July 20 is celebrated as International Chess Day to honour the founding of the FIDE. Here’s taking a look at some World chess day history, meaning, etc.
Every year on July 20, International Chess Day is celebrated to honour the founding of the Federation Internationale des Echecs, also known as FIDES, in the year 1924. Since ancient times Chess has been a popular game and has been played around the world. ‘With the time Chess game and its rules are evolving. As per reports, Chess became a game of class and only upper class were able to afford this game in a long way. However, the merchandise class later went on to introduce this game to the rest of the people while travelling around the world. Here’s taking a look at some more details about World Chess Day.
World Chess Day history
In the fifth century, chess was invented in India. It was called “Chaturanga” at the time. Chess is one of the most ancient games of the period. This game was then spread to Persia. When the Arabs invaded Persia, Chess became an important part of the Muslim population’s life and from there it spread to Southern Europe. Chess evolved in its current form in Europe during the 15th century.
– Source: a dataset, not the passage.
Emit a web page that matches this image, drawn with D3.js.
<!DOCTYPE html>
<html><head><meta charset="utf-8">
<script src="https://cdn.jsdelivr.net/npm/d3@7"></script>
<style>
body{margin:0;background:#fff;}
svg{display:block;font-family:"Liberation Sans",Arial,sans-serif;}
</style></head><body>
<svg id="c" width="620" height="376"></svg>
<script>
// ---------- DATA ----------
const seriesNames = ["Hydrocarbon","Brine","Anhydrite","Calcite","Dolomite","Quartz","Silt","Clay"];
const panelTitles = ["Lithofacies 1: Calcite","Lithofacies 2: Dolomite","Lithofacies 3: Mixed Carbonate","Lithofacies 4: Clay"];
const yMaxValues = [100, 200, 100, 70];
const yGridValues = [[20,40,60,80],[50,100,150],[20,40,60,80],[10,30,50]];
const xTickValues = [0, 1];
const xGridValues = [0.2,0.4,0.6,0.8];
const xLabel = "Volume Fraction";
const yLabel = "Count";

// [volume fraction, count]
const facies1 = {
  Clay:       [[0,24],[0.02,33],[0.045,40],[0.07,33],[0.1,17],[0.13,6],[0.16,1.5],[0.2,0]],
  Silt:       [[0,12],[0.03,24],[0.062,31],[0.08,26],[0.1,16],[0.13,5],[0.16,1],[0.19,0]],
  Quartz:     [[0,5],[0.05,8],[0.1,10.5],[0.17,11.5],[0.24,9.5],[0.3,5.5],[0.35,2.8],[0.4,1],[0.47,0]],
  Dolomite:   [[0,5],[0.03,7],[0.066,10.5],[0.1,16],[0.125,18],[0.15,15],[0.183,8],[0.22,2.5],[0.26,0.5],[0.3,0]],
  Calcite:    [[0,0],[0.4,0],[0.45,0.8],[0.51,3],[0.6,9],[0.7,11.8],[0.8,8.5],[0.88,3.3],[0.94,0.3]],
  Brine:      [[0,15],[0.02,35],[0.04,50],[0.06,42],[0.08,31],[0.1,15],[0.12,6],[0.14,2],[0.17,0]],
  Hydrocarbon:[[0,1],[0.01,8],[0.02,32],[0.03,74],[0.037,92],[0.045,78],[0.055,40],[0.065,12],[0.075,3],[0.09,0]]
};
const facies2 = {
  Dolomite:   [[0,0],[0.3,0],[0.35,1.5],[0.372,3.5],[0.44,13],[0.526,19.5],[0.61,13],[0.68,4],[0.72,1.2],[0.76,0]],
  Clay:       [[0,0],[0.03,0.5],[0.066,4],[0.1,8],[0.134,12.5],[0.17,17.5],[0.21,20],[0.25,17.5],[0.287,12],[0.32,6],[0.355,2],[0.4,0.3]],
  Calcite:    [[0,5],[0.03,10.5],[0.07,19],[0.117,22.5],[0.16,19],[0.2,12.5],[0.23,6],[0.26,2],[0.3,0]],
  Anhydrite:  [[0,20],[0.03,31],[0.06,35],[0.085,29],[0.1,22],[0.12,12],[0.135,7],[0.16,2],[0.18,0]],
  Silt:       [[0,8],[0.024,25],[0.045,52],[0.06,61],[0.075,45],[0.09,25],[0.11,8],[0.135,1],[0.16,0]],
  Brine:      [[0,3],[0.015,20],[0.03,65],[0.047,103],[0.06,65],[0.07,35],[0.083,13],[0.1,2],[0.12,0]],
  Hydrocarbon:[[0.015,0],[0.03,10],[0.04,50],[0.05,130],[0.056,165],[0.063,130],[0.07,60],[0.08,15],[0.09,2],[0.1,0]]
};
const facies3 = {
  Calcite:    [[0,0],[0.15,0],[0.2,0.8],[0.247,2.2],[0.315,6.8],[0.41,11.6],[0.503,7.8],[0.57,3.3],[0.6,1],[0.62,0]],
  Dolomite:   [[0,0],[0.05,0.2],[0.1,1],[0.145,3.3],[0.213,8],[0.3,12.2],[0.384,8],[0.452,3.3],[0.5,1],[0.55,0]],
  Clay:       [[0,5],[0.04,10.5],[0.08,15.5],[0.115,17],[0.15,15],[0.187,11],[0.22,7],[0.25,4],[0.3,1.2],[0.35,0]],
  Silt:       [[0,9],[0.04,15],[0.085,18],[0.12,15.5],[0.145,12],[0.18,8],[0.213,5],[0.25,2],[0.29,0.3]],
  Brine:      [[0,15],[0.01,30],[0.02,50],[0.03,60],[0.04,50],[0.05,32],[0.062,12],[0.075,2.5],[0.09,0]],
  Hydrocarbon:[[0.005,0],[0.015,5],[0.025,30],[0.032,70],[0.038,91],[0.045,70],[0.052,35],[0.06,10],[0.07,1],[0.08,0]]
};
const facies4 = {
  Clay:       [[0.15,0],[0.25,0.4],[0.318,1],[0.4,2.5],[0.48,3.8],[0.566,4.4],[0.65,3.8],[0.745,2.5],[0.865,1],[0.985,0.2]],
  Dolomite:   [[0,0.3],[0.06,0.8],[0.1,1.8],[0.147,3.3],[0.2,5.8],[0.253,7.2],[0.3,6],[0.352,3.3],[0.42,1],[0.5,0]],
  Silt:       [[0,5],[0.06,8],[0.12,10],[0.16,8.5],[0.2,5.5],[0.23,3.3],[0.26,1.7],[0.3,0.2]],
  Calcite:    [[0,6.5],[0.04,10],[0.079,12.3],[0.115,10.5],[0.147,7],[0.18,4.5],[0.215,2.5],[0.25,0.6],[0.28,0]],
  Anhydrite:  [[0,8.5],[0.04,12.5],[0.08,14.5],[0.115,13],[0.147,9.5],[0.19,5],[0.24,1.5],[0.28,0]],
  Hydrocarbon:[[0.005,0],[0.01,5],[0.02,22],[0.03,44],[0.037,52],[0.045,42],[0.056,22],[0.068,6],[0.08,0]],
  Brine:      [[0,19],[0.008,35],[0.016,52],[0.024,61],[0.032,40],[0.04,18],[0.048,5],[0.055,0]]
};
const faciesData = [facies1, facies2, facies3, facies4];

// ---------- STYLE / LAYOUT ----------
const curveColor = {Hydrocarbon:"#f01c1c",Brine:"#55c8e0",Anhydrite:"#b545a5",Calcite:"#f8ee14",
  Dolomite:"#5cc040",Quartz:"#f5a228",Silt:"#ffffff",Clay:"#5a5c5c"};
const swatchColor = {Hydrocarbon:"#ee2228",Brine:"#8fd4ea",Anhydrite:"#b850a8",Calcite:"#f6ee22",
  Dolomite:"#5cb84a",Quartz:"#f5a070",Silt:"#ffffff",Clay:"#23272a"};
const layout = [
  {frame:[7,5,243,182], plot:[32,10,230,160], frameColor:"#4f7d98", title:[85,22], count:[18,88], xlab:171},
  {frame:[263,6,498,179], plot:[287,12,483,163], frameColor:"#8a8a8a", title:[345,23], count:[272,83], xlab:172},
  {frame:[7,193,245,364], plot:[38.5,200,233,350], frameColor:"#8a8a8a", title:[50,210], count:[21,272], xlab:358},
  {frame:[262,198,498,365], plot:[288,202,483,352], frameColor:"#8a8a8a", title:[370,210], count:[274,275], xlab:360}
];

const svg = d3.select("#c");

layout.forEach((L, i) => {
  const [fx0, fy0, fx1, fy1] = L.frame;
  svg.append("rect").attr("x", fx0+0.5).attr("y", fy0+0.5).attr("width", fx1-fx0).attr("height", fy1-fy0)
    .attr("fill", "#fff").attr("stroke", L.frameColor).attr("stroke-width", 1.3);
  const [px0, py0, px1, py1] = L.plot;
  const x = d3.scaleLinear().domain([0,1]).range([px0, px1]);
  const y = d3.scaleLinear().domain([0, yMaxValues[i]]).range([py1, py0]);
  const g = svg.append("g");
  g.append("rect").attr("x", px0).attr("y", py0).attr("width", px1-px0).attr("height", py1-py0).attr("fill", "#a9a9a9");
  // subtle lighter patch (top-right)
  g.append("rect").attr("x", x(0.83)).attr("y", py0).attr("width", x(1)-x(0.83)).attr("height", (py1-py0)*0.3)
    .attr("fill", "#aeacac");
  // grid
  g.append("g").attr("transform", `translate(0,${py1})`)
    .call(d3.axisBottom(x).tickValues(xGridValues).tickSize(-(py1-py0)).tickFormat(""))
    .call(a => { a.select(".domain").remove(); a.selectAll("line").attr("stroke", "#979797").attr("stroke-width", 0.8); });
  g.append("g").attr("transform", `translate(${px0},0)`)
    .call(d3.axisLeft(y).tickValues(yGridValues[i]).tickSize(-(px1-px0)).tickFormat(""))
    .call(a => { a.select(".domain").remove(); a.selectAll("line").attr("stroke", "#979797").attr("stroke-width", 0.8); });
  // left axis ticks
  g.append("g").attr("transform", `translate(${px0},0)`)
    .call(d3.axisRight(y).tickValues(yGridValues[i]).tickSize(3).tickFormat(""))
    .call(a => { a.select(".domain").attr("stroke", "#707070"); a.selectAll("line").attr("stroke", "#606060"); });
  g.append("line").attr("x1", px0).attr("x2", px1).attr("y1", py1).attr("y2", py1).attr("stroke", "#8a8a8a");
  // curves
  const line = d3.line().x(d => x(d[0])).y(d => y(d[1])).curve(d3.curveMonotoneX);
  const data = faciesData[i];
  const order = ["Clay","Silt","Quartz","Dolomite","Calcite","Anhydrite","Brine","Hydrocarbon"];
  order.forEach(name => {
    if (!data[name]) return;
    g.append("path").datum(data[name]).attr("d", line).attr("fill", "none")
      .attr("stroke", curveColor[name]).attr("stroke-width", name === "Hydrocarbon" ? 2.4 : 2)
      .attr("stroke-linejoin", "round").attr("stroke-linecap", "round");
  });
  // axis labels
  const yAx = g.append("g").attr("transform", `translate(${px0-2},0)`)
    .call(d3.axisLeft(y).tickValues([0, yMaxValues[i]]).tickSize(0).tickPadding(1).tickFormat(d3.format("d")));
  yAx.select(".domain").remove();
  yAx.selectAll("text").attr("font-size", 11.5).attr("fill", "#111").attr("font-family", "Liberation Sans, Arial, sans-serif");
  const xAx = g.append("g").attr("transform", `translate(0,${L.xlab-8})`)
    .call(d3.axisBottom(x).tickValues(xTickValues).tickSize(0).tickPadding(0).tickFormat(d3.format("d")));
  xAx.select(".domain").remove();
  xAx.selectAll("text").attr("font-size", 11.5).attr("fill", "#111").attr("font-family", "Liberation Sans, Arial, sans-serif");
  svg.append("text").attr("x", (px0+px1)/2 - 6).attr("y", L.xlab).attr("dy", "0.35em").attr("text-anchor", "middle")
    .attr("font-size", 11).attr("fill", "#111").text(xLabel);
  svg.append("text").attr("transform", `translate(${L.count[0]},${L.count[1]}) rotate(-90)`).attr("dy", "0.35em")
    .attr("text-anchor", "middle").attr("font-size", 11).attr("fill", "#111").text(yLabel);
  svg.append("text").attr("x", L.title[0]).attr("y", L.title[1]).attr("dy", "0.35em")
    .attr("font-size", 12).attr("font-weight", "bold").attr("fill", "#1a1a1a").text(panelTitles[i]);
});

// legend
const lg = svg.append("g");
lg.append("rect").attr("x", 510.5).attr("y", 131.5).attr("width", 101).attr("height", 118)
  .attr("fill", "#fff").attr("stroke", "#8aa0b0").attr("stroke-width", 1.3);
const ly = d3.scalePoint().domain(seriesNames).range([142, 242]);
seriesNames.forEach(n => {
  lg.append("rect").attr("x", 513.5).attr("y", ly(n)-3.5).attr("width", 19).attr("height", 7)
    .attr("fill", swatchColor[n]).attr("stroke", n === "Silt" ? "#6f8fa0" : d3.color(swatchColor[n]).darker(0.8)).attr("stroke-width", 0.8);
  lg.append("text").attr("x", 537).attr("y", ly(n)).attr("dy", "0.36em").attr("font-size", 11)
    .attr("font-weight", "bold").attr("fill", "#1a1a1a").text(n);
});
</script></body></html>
And by the late 15th century, it took the shape of a modern game. And beginning on July 20, 1966, the International Chess Day began to celebrate FIDE’s establishment.
World Chess Day, celebrated around the world, is now also recognised by the United Nations. According to reports, UNESCO proposed the idea to celebrate this day as the International Chess Day, and it has been marked as such since 1966 after it was established by FIDE. However, plenty of professional chess players around the world already celebrate the day. A survey published on FIDE reveals that a surprisingly stable 70 per cent of the adult population has played chess at some point during their lives. In countries as diverse as the US, UK, Germany, Russia and India, this number holds approximately the same amount.
About Chess game
Two players go head to head in the chess game, each playing 16 pieces. Such pieces in each colour include eight pawns, two rooks, two knights, two bishops, one queen and one king. Their main aim is to catch the King of the enemy via a series of strategic moves.